= Everyday Urbanism =

Urban design concept

Everyday Urbanism is a concept introduced by Margaret Crawford, John Chase and John Kaliski in 1999. Everyday Urbanism is in Margaret Crawford words: ”an approach to Urbanism that finds its meanings in everyday life”. Contrary to New Urbanism, Everyday Urbanism is not concerned with aesthetics but with specific activities of the daily life. It constitutes an empirical approach that strengthens frequently unnoticed existing situations and experiences that occur in everyday life.

Everyday Urbanism can also be considered as a method with a multidimensional consideration of the value of public spaces as it introduces various responses to specific times and places. For instance, the value of public spaces and community life is burst with street markets, street food vendors and murals organically created; this burst created by community life results in improvements to the public space that 'Everyday Urbanism' understands as an ‘improvement by appropriation’ or as a challenging appropriation of places in the city with temporary, short-lived urban activities.

The study of Everyday Urbanism contributes urban planning and urban design studies with an approach to the understanding of the social use of space. It introduces the idea of eliminating the distance between experts and ordinary users and forces designers and planners to contemplate a ‘shift of power’ and address social life from a direct and ordinary perspective.

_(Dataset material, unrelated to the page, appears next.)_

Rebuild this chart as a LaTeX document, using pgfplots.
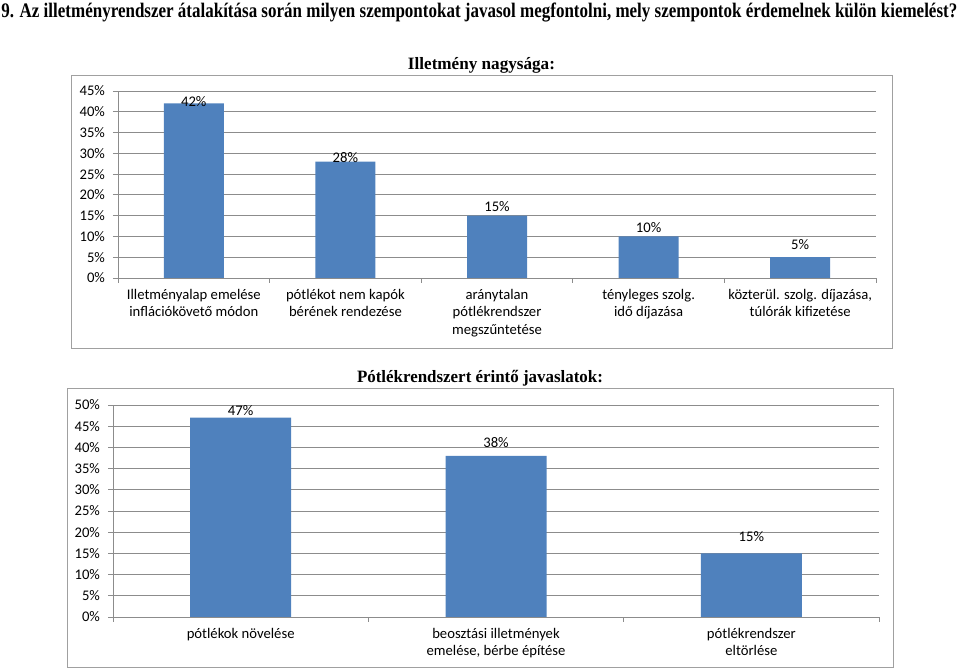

Unlike urban design practices, Everyday Urbanism is not interested in the complete transformation of sites or urban spaces but instead in the intensification of these experiences by “working along with, on top of or after them”. Margaret Crawford indicates that the primary intention of the book ‘Everyday Urbanism’ was a “call to action”, she explains that the unification of ideas and practices presented in the book seek to introduce incentives for designers to rethink the approaches they currently use to understand everyday spaces and “to reconnect these human and social meanings with urban design and planning”. In contrast, David Walters in ‘New Urbanism and neighborhoods’ explains that Everyday Urbanism follows the roots of Postmodern planning theory in the sense that is less concerned with design as a practice and constructs a theory of explanation by hypothesizing meanings contained in the urban condition, therefore, not a theory of action as Crawford suggests.

David Walters introduces an additional interpretation; he finds Everyday Urbanism when “local communities and entrepreneurs reclaim leftover spaces of the capitalist city for their own use”.

Examples presented in the first introduction of the concept Everyday Urbanism were mostly based in cities like Los Angeles and New York in The United States. Examples of Everyday Urbanism contain appropriations of urban space such as temporary markets, ad hoc festivals or ad hoc street fairs on deserted parking lots, garage sales, street vendors and murals.

Ethnic minority group cases such as the Latino community in Los Angeles present transformation of the public environment on streets, fences, garages and yards, Camilo José Vergara documents this as part of the essays presented in the book ‘Everyday Urbanism’

== Influences ==

The work of Margaret Crawford, John Chase and John Kaliski on Everyday Urbanism was inspired by French philosophers Henry Lefebvre, Guy Debord and Michel de Certeau. Crawford explains how they serve as an introduction to Everyday urbanism:“While acknowledging the oppression of daily life, each discovered its potential as a site of creative resistance and laboratory power. They insisted on the connections between theory and social practices, between thought and lived experience.” Lefebvre insisted that experts considered everyday life as trivial and therefore ignore it. Lefebvre was probably the most important influence in their work, given that he presented urban conditions as everyday activities that are frequently overlooked.

== Concepts and Principles of Everyday Urbanism ==

The concept ‘Everyday Spaces’ is defined by Crawford as: “a diffuse landscape of banal, repetitive and ‘non-design’ locations”. Crawford presents migrants as an example of groups that appropriate spaces of the environment and create “vernacular architecture” in neighborhoods of Los Angeles. Unlike carefully planned spaces, everyday spaces are the public use found in underused spaces.

Everyday Urbanism is less concerned with spaces of the bourgeoisie such as manicured lawns, but rather interested in the poorer areas of cities, which is the opposite of designed public spaces under New Urbanism practices.

A principle introduced by Crawford is ’Refamiliarization’, she explains how Everyday Urbanism seeks to make ‘brutal’ spaces more ‘inhabitable’ by trying to “domesticate urban space”. She introduces examples such as streets of Los Angeles where refamiliarization brings economic and cultural activities created by residents.

As a consequence of the mismatch of aspirations between designers and the community, Crawford introduces a key principle ‘Dialogic’, she defines it as: “when a word, discourse, language, meaning (or building) becomes deprivileged, relativized, and aware of competing definitions for the same thing.”